March 14, 2008

 

India diverts soy oil consignments to China on higher value

 

 

Indian soy oil importers have been diverting consignments to China due to higher realisation, which has stirred domestic concerns on tight supplies in four months to July.

 

India's soy oil May futures prices in the National Commodity and Derivatives Exchange had been trading at more than 10 percent discount on March 3, compared to same month futures in China's Dalian Commodity Exchange.

 

Dinesh Shahra, managing director of Ruchi Soya Industries Ltd, said that Indian prices of soy oil are US$100 per tonne cheaper than global prices, making the diversion to China attractive.

 

Shahra said that at least two vessels carrying 32,000 tonnes of soy oil originally destined to India have been diverted to China.

 

Skyrocketing global prices are also discouraging Indian buyers from entering into fresh deals in soy oil, raising concerns about supplies from April onwards.

 

Shahra explained that the months of April to July may spell huge constraints as China would need to import, and India would be through with its domestic crop and would have to import while freights go up.

 

India's soy oil imports are projected to pick up in April-July period when availability of local soy falls.

 

India's crushing season begins in November, after soy crop arrival in October.

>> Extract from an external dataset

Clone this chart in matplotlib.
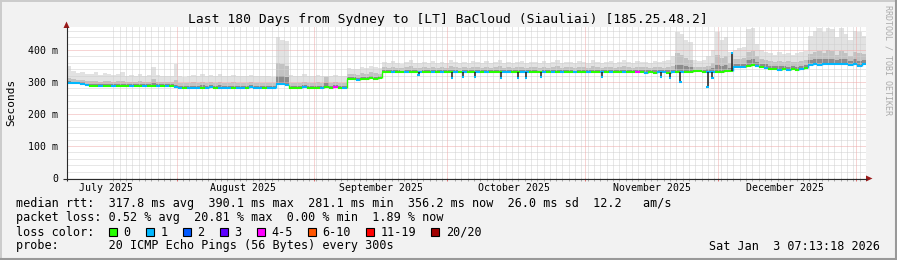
import datetime as dt
import numpy as np
import matplotlib
matplotlib.use("Agg")
import matplotlib.pyplot as plt
import matplotlib.dates as mdates
from matplotlib.patches import Rectangle, Polygon

# ---------------- data ----------------
title = "Last 180 Days from Sydney to [LT] BaCloud (Siauliai) [185.25.48.2]"
start = dt.datetime(2025, 7, 7, 7, 13, 18)
n_days = 180

# median rtt per day (ms)
median_ms = [296, 296, 296, 295, 290,
             288, 288, 289, 288, 288, 288, 287, 288, 288, 289, 288, 288, 287, 288, 288, 288, 289, 288, 288,
             283, 282, 282, 282, 281, 282, 282, 282, 283, 282, 282, 282, 282, 281, 282, 282, 282, 283, 282, 282, 282, 282, 282,
             293, 294, 292,
             282, 282, 282, 283, 282, 282, 282, 282, 284, 282, 283, 282, 282,
             310, 309, 306, 309, 310, 311, 310, 312,
             332, 331, 331, 330, 331, 330, 331, 330, 330, 330,
             331, 330, 331, 330, 330, 331, 331, 330, 330, 330,
             331, 331, 331, 330, 330, 331, 330, 330, 330, 331,
             330, 331, 330, 330, 331, 330, 330, 331, 330, 331,
             330, 330, 331, 330, 331, 330, 330, 331, 330, 330,
             331, 330, 331, 330, 331, 330, 330, 331, 330, 329,
             330, 329, 330,
             330, 328, 330, 331, 331, 332, 332, 333, 333, 332,
             332, 331, 331, 332, 333, 333, 346, 346, 346, 350,
             352, 350, 348, 345, 342, 340, 338, 341, 336, 340,
             338, 341, 344, 354, 355, 354, 356, 355, 357, 356,
             355, 356, 354, 355, 350, 356]

# short single-sample excursions of the median: (day offset, ms)
spike_day = [79.2, 86.7, 89.2, 91.9, 97.7, 101.6, 103.4, 106.8, 120.5,
             133.8, 135.9, 138.2, 144.3, 145.4, 149.8]
spike_ms = [322, 311, 316, 316, 314, 313, 314, 315, 316,
            317, 313, 301, 285, 312, 390]
spike_class = [1, 1, 1, 1, 1, 1, 1, 1, 1,
               1, 1, 1, 1, 1, 1]

# top of the dense smoke per day (ms)
smoke_dense_ms = [312, 308, 306, 306, 302,
                  302, 304, 300, 303, 302, 300, 302, 304, 300, 301, 299, 302, 300, 301, 310, 300, 299, 300, 299,
                  305, 297, 296, 298, 299, 297, 300, 298, 299, 297, 300, 298, 297, 299, 298, 297, 298, 299, 297, 298, 297, 298, 296,
                  360, 355, 350,
                  298, 296, 297, 300, 297, 298, 299, 297, 316, 297, 299, 298, 296,
                  326, 324, 322, 328, 326, 330, 327, 325,
                  346, 344, 348, 345, 343, 346, 349, 345, 344, 347,
                  345, 348, 344, 346, 345, 350, 346, 344, 347, 345,
                  348, 346, 344, 347, 345, 346, 349, 345, 347, 344,
                  346, 348, 345, 347, 346, 344, 348, 345, 346, 349,
                  345, 347, 346, 344, 348, 346, 345, 349, 347, 345,
                  346, 348, 345, 347, 349, 346, 345, 348, 346, 347,
                  345, 348, 346,
                  345, 348, 350, 390, 385, 375, 370, 348, 347, 348,
                  350, 360, 385, 375, 380, 360, 372, 372, 375, 395,
                  398, 380, 372, 370, 365, 362, 366, 364, 365, 362,
                  364, 366, 368, 388, 395, 398, 392, 400, 396, 385,
                  398, 392, 380, 395, 392, 388]

# maximum ping per day (ms)
smoke_max_ms = [350, 335, 328, 330, 326,
                325, 330, 322, 328, 325, 322, 325, 330, 320, 322, 318, 325, 320, 322, 348, 322, 318, 320, 318,
                355, 318, 315, 320, 322, 318, 325, 320, 322, 318, 325, 320, 318, 322, 320, 318, 320, 322, 318, 320, 318, 320, 315,
                440, 432, 428,
                322, 318, 320, 325, 318, 320, 322, 318, 320, 318, 322, 320, 318,
                345, 340, 342, 348, 345, 350, 346, 344,
                362, 358, 365, 360, 356, 362, 368, 360, 358, 364,
                360, 366, 358, 362, 360, 370, 362, 358, 364, 360,
                366, 362, 358, 365, 360, 362, 368, 360, 364, 358,
                362, 366, 360, 364, 362, 358, 366, 360, 362, 368,
                360, 364, 362, 358, 366, 362, 360, 368, 364, 360,
                362, 366, 360, 364, 368, 362, 360, 366, 362, 364,
                360, 366, 362,
                365, 370, 380, 455, 450, 430, 425, 370, 365, 368,
                380, 400, 455, 430, 440, 395, 400, 405, 410, 465,
                470, 420, 400, 395, 390, 385, 395, 388, 392, 385,
                390, 395, 398, 445, 460, 470, 455, 470, 465, 440,
                468, 450, 430, 460, 455, 445]

# loss class per day (index into loss_labels)
loss_class = [1, 1, 1, 1, 1,
              0, 0, 1, 0, 0, 1, 0, 0, 0, 1, 0, 0, 1, 0, 0, 1, 0, 1, 0,
              1, 1, 0, 1, 1, 1, 0, 1, 1, 0, 1, 1, 1, 0, 1, 1, 0, 1, 1, 1, 0, 1, 1,
              1, 1, 1,
              0, 0, 0, 1, 0, 0, 0, 1, 0, 0, 4, 0, 1,
              0, 0, 1, 0, 0, 0, 0, 0,
              0, 0, 1, 0, 0, 1, 0, 0, 1, 0,
              0, 1, 0, 1, 0, 0, 1, 0, 1, 0,
              0, 1, 0, 1, 0, 0, 0, 1, 1, 0,
              0, 1, 1, 0, 0, 0, 1, 0, 1, 0,
              1, 0, 0, 1, 0, 0, 1, 0, 0, 1,
              0, 1, 0, 0, 1, 0, 0, 4, 0, 1,
              0, 0, 1,
              1, 0, 1, 0, 1, 0, 0, 0, 0, 0,
              1, 1, 0, 0, 0, 0, 1, 1, 1, 0,
              0, 1, 0, 1, 0, 0, 1, 0, 1, 0,
              0, 1, 0, 1, 1, 1, 1, 1, 1, 1,
              1, 1, 1, 1, 1, 1]

loss_labels = ["0", "1", "2", "3", "4-5", "6-10", "11-19", "20/20"]
loss_colors = ["#26ff00", "#00b8ff", "#0059ff", "#5e00ff", "#ff00ff", "#ff5500", "#ff0000", "#a10000"]

month_starts = [dt.datetime(2025, m, 1) for m in (8, 9, 10, 11, 12)] + [dt.datetime(2026, 1, 1)]
month_label_dates = [dt.datetime(2025, m, 16) for m in (7, 8, 9, 10, 11, 12)]
month_labels = ["July 2025", "August 2025", "September 2025", "October 2025", "November 2025", "December 2025"]

y_ticks = [0, 100, 200, 300, 400]
y_tick_labels = ["0", "100 m", "200 m", "300 m", "400 m"]

legend_lines = [
    "median rtt:  317.8 ms avg  390.1 ms max  281.1 ms min  356.2 ms now  26.0 ms sd  12.2   am/s",
    "packet loss: 0.52 % avg  20.81 % max  0.00 % min  1.89 % now",
]
probe_text = "probe:       20 ICMP Echo Pings (56 Bytes) every 300s"
stamp_text = "Sat Jan  3 07:13:18 2026"

# ---------------- figure ----------------
W, H = 897, 260
MONO = "DejaVu Sans Mono"
fig = plt.figure(figsize=(W / 100, H / 100), dpi=100)
fig.patch.set_facecolor("#f2f2f2")

ax = fig.add_axes([67 / W, (H - 178) / H, 799 / W, 151 / H])
ax.set_facecolor("#ffffff")
t0 = mdates.date2num(start)
x_edges = t0 + np.arange(n_days + 1)
ax.set_xlim(t0, t0 + n_days)
ax.set_ylim(0, 151 * 3.125)
for s in ax.spines.values():
    s.set_visible(False)

med = np.array(median_ms, float)
dense = np.array(smoke_dense_ms, float)
mx = np.array(smoke_max_ms, float)

def ext(a):
    return np.r_[a, a[-1]]

ax.fill_between(x_edges, ext(med), ext(mx), step="post", color="#e2e2e2", lw=0, zorder=1)
ax.fill_between(x_edges, ext(med), ext(dense), step="post", color="#c2c2c2", lw=0, zorder=1.1)
ax.fill_between(x_edges, ext(med), ext(med + 0.4 * (dense - med)), step="post",
                color="#8c8c8c", lw=0, zorder=1.2)

# grid (dotted)
minor_c = "#d0d0d0"
major_c = "#eeaaaa"
gkw = dict(lw=0.72, ls=(0, (1, 1)))
for v in range(20, 480, 20):
    if v % 100:
        ax.axhline(v, color=minor_c, zorder=2, **gkw)
for v in y_ticks[1:]:
    ax.axhline(v, color=major_c, zorder=2.1, **gkw)
aug1 = mdates.date2num(month_starts[0])
k = np.arange(-10, 140)
minor_x = aug1 + 1.425 * k
minor_x = minor_x[(minor_x > t0) & (minor_x < t0 + n_days)]
ms_x = mdates.date2num(month_starts)
minor_x = np.array([xv for xv in minor_x if np.min(np.abs(ms_x - xv)) > 0.3])
for xv in minor_x:
    ax.axvline(xv, color=minor_c, zorder=2, **gkw)
for xv in ms_x:
    ax.axvline(xv, color=major_c, zorder=2.1, **gkw)

# small tick marks under x axis
xt = ax.get_xaxis_transform()
ax.vlines(minor_x, -2.5 / 151, 0, transform=xt, colors="#aaaaaa", lw=0.72, clip_on=False)
ax.vlines(ms_x, -2.5 / 151, 0, transform=xt, colors="#e07070", lw=0.72, clip_on=False)

# median line coloured by loss
cols = [loss_colors[c] for c in loss_class]
ax.hlines(med, x_edges[:-1], x_edges[1:], colors=cols, lw=1.5, zorder=4)
ax.vlines(x_edges[1:-1], med[:-1], med[1:], colors=cols[1:], lw=1.0, zorder=4)

# narrow excursions: dark smoke streak plus coloured tip
sd = t0 + np.array(spike_day)
base = med[np.floor(spike_day).astype(int)]
ax.vlines(sd, base, np.array(spike_ms, float), colors="#1e1e1e", lw=1.1, zorder=4.2)
ax.hlines(np.array(spike_ms, float), sd - 0.25, sd + 0.25,
          colors=[loss_colors[c] for c in spike_class], lw=1.5, zorder=4.3)

# ticks / labels
ax.set_xticks(mdates.date2num(month_label_dates))
ax.set_xticklabels(month_labels, fontfamily=MONO, fontsize=7.1)
ax.set_yticks(y_ticks)
ax.set_yticklabels(y_tick_labels, fontfamily=MONO, fontsize=7.1)
ax.tick_params(axis="x", length=0, pad=3.5)
ax.tick_params(axis="y", length=0, pad=6.2)

# ---------------- overlay in pixel coords ----------------
ov = fig.add_axes([0, 0, 1, 1], zorder=5)
ov.set_xlim(0, W)
ov.set_ylim(H, 0)
ov.axis("off")
ov.patch.set_alpha(0)

axis_c = "#2a2a2a"
arrow_c = "#9a1a1a"
ov.plot([66.5, 66.5], [181, 27], color=axis_c, lw=0.8, solid_capstyle="butt")
ov.plot([63, 867], [178.5, 178.5], color=axis_c, lw=0.8, solid_capstyle="butt")
ov.add_patch(Polygon([[63.5, 28], [69.5, 28], [66.5, 21.5]], closed=True, color=arrow_c, lw=0))
ov.add_patch(Polygon([[866, 175.5], [866, 181.5], [872.5, 178.5]], closed=True, color=arrow_c, lw=0))

ov.text(448, 19, title, ha="center", va="center", fontfamily=MONO, fontsize=9.4, color="#000000")
ov.text(11, 102, "Seconds", rotation=90, ha="center", va="center", fontfamily=MONO, fontsize=8, color="#000000")
ov.text(888, 5, "RRDTOOL / TOBI OETIKER", rotation=270, ha="center", va="top", fontfamily=MONO,
        fontsize=6.0, color="#ababab")

ov.text(16, 204, legend_lines[0], ha="left", va="center", fontfamily=MONO, fontsize=8.5, color="#000000")
ov.text(16, 218, legend_lines[1], ha="left", va="center", fontfamily=MONO, fontsize=8.5, color="#000000")
ov.text(16, 232, "loss color:", ha="left", va="center", fontfamily=MONO, fontsize=8.5, color="#000000")
bx = 108.5
for lab, colr in zip(loss_labels, loss_colors):
    ov.add_patch(Rectangle((bx, 228), 8, 8, facecolor=colr, edgecolor="#000000", lw=0.8))
    ov.text(bx + 15, 232, lab, ha="left", va="center", fontfamily=MONO, fontsize=8.5, color="#000000")
    bx += 37 + 7.1 * (len(lab) - 1)
ov.text(16, 246, probe_text, ha="left", va="center", fontfamily=MONO, fontsize=8.5, color="#000000")
ov.text(880, 246, stamp_text, ha="right", va="center", fontfamily=MONO, fontsize=8.5, color="#000000")

# frame shading
ov.plot([0.5, W - 0.5], [0.8, 0.8], color="#cbcbcb", lw=1.4)
ov.plot([0.8, 0.8], [0.5, H - 0.5], color="#cbcbcb", lw=1.4)
ov.plot([0, W], [H - 1, H - 1], color="#999999", lw=1.5)
ov.plot([W - 1, W - 1], [0, H], color="#999999", lw=1.5)

fig.savefig("out.png", dpi=100, facecolor=fig.get_facecolor())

A large part of India's 2007/08 soybean has already been harvested.

 

The Solvent Extractors' Association, a leading trade body, said India imported 667,878 tonnes of soy oil in the four months up to July last year. This is more than 35 percent of total edible oil imports in the period.

 

India imports about 40 percent of its annual edible oils requirement of about 13 million tonnes, mostly in the form of palm oil from Malaysia and Indonesia and soyoil from Argentina and Brazil.